4. The electronic communication method of claim 3, further comprising a step of:

using the context/language filter module, filtering the individual voice streams based on the primary language.

5. The electronic communication method of claim 1, further comprising a step of:

sending a message to a participant indicating that the participant's voice stream has been filtered.

6. The method of claim 1, further comprising a step of reconstructing the individual voice streams that do not include filtered information.

7. The method of claim 6, further comprising one or more of smoothing or crossfading of audio segments of the filtered voice streams.

8. The method of claim 1, further comprising a step of tokenization of the text information with associated identifier information.

9. The method of claim 8, further comprising a step of removing stop words.

10. The method of claim 1, further comprising a step of lemmatization.

11. The method of claim 10, further comprising a step of vectorization.

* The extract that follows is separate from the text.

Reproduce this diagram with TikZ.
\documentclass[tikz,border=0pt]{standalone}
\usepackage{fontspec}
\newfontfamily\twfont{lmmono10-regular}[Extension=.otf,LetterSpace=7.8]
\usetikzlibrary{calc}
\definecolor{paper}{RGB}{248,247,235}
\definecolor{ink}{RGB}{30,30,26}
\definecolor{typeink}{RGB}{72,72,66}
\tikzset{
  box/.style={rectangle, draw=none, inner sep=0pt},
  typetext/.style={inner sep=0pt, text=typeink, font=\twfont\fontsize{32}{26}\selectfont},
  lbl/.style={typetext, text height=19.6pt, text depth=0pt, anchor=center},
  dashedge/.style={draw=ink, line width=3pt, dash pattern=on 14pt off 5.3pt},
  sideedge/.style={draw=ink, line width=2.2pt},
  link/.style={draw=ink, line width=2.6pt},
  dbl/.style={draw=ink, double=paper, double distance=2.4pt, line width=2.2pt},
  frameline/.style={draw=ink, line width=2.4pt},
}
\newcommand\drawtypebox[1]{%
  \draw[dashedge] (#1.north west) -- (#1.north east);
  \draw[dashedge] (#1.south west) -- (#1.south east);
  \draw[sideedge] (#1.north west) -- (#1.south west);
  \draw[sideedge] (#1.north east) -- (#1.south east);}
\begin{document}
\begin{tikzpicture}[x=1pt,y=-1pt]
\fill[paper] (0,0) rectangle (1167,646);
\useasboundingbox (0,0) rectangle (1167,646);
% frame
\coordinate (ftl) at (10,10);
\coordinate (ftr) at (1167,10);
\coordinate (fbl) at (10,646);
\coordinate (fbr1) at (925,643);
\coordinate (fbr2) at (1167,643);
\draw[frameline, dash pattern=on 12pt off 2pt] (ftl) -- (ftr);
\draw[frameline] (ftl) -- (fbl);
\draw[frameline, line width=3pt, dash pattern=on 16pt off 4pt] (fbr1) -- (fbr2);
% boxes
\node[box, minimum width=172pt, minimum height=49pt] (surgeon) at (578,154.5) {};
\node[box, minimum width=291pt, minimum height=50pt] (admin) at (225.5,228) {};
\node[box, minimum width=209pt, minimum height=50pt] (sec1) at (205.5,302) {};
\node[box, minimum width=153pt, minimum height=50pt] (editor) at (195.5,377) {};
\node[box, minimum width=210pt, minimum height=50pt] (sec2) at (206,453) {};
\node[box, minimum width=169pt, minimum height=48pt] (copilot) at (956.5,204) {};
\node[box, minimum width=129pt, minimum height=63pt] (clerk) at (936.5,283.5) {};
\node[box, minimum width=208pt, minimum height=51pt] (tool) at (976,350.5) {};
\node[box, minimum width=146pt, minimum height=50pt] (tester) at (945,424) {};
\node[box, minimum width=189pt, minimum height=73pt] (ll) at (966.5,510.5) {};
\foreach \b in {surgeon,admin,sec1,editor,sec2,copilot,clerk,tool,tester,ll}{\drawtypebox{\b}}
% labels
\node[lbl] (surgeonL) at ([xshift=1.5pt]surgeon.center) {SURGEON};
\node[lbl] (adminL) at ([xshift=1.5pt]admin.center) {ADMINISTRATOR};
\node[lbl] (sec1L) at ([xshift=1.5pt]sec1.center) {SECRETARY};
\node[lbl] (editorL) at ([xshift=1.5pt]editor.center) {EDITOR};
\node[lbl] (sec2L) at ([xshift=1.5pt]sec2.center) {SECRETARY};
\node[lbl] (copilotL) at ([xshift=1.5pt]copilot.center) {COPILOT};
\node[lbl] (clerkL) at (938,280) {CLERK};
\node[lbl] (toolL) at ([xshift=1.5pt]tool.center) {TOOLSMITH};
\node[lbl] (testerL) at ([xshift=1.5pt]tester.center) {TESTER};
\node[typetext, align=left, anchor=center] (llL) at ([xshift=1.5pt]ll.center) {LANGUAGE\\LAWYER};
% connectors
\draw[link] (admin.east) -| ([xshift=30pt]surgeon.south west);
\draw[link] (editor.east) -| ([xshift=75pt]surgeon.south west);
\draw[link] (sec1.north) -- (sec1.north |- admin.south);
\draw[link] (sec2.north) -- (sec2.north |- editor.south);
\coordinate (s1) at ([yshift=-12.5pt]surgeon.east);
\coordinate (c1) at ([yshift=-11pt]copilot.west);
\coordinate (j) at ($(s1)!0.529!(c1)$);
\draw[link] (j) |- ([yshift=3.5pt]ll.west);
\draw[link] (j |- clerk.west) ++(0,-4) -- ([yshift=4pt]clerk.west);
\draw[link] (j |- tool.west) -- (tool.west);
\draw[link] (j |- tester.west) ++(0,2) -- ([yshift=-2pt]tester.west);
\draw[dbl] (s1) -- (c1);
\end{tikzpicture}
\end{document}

12. An electronic communication system comprising:

a voice identification engine configured to identify speaker voice streams and generate one or more individual voice streams with associated identifiers;

a speech-to-text conversion engine configured to convert audio information of the one or more individual voice streams to text information with associated identifier information;

a context/language determination engine configured to determine a context of the electronic communication and determine a context of at least a portion of the text information; and

a context/language filter module configured to filter the one or more individual voice streams based on the context.

13. The electronic communication system of claim 12, wherein the context/language determination engine is configured to determine a primary language of an electronic communication.

14. The electronic communication system of claim 13, wherein the context/language filter module is further configured to filter voice stream information based on the primary language.

15. The electronic communication system of claim 12, further comprising a segmentation engine configured to segment the one or more individual voice streams.

16. The electronic communication system of claim 12, further comprising a database comprising context information.

17. The electronic communication system of claim 16, wherein the database further comprises primary language information.

18. A communication server comprising:

a voice identification engine configured to identify speaker voice streams and generate one or more individual voice streams with associated identifiers;

a speech-to-text conversion engine configured to convert audio information of the one or more individual voice streams to text information with associated identifier information;

a context/language determination engine configured to determine a context of the electronic communication and determine a context of at least a portion of the text information; and

a context/language filter module configured to filter the one or more individual voice streams based on the context.

19. The communication server of claim 18, further comprising a database comprising context data.

20. The communication server of claim 18, wherein the database further comprises primary language information.